Flight attendants at Canada’s largest airline overwhelmingly endorsed strike action on Sept 13 with results of the 10-day vote showing 5,175 ballots favoring a walkout, and 116 opposed. The Canadian Union of Public Employees Local 4095 reported a high turnout of 78 percent.
The Air Canada employees could end work as early as Sept. 21. If that occurs, Canada’s government would be expected to step in and quickly shorten any strike, perhaps through back-to-work legislation such as that introduced earlier this year for Canada’s striking postal workers, or instead block strike action altogether.
Though a tentative deal was reached last month, 88 percent of workers rejected it in the vote that followed, with the dominant issue being a dispute over pension changes for new hires: rather than agree on a set payout level, the plan proposed by Air Canada’s management would see benefits tied to future investment performance.
Conditions and benefits, such as rest periods and meal allowances, and the fate of a regional carrier based in Halifax, Nova Scotia are among the other issues previously raised by workers.
Air Canada’s plans to start a new discount business line are also a point of contention, with management proposing a lower pay scale for its attendants.
Other Air Canada workers were also engaged in strike action this summer: sales and customer service agents, represented by the Canadian Auto Workers, went on strike for three days in June before Canada’s labor minister, Lisa Raitt, announced intentions to prepare legislation.
However, a strike by the airline’s 6,800 flight attendants, represented by the Canadian Union of Public Employees, would be far more disruptive to services. “No one wants a strike”, bargaining unit president Jeff Taylor said in a Tuesday press release. “But if we can’t reach a tentative agreement which addresses our members’ concerns, and soon, it could be our only choice.”
CUPE is also challenging the company’s strike plan strategy, featuring intentions to use non-union staff and enroll replacement workers in a training program, prompting them to file a complaint with the Canada Industrial Relations Board.
The airline is expected to reduce service if the union provides notice of a strike, which must occur 72 hours in advance under federal laws. Air Canada has cited increasing fuel costs as driving the need for austerity, while employees cite a past record of sacrifices and the company’s current profitability.
‘They’ve been giving up concessions within the company for the past ten years’, Taylor told Canadian Press interviewers. He did not confirm or deny the possibility of work-to-rule plans, a job action where employees perform minimum contractual and safety tasks to force a slowdown.
Air Canada has provided little public commentary, though it released a statement acknowledging the vote’s result and contingency plans for a ‘partial schedule including codeshare flights operated by [partner airlines].’
The government of Canada previously justified back to work legislation by warning that disruption of services would be a threat to Canada’s fragile economic recovery; Air Canada pilots and dispatchers both rejected tentative deals earlier in the year, while mechanics and baggage handlers are still preparing to start negotiations.
The airline also came under scrutiny last month when it was fined $50,000 by the U.S. Department of Transportation for deceptive advertising of flight prices.
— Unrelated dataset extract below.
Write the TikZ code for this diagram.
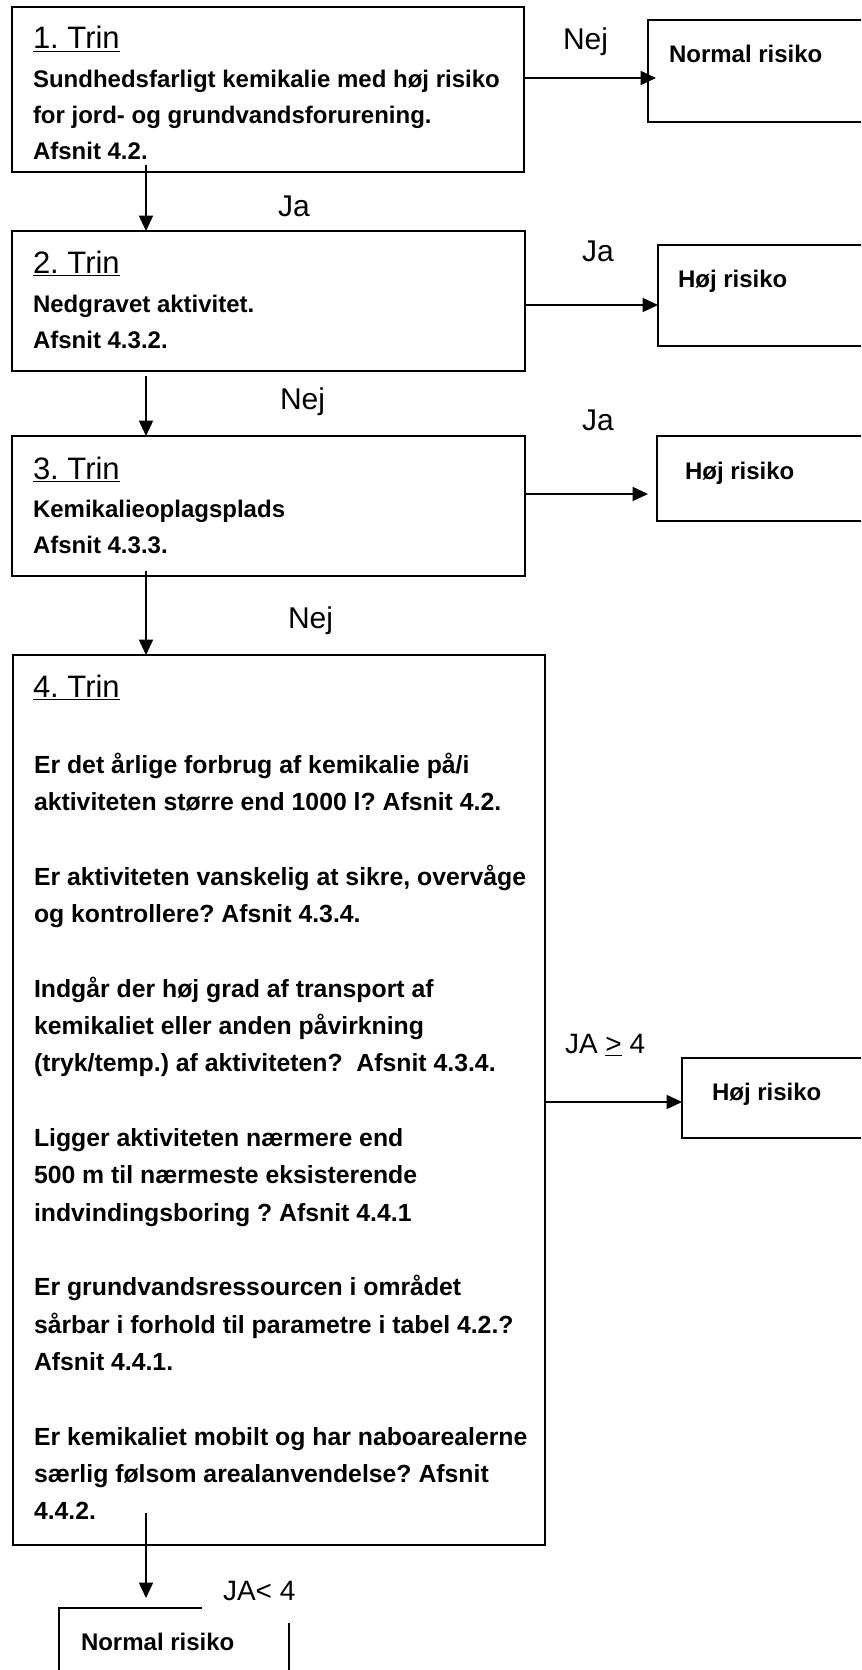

In response, the opposition New Democratic Party cited its previous introduction of a Passenger Bill of Rights. Among its provisions were measures to keep passengers fully informed of flight cancellations and delays, and a full-fare refund if flights were delayed by five or more hours.
Independent analysts expect a strike to almost certainly impact operations, as flights must maintain a minimum number of flight attendants at all times.
In 2010, the airline reported net profits of $107 million, and gross earnings of $1.38 billion, the highest in its history.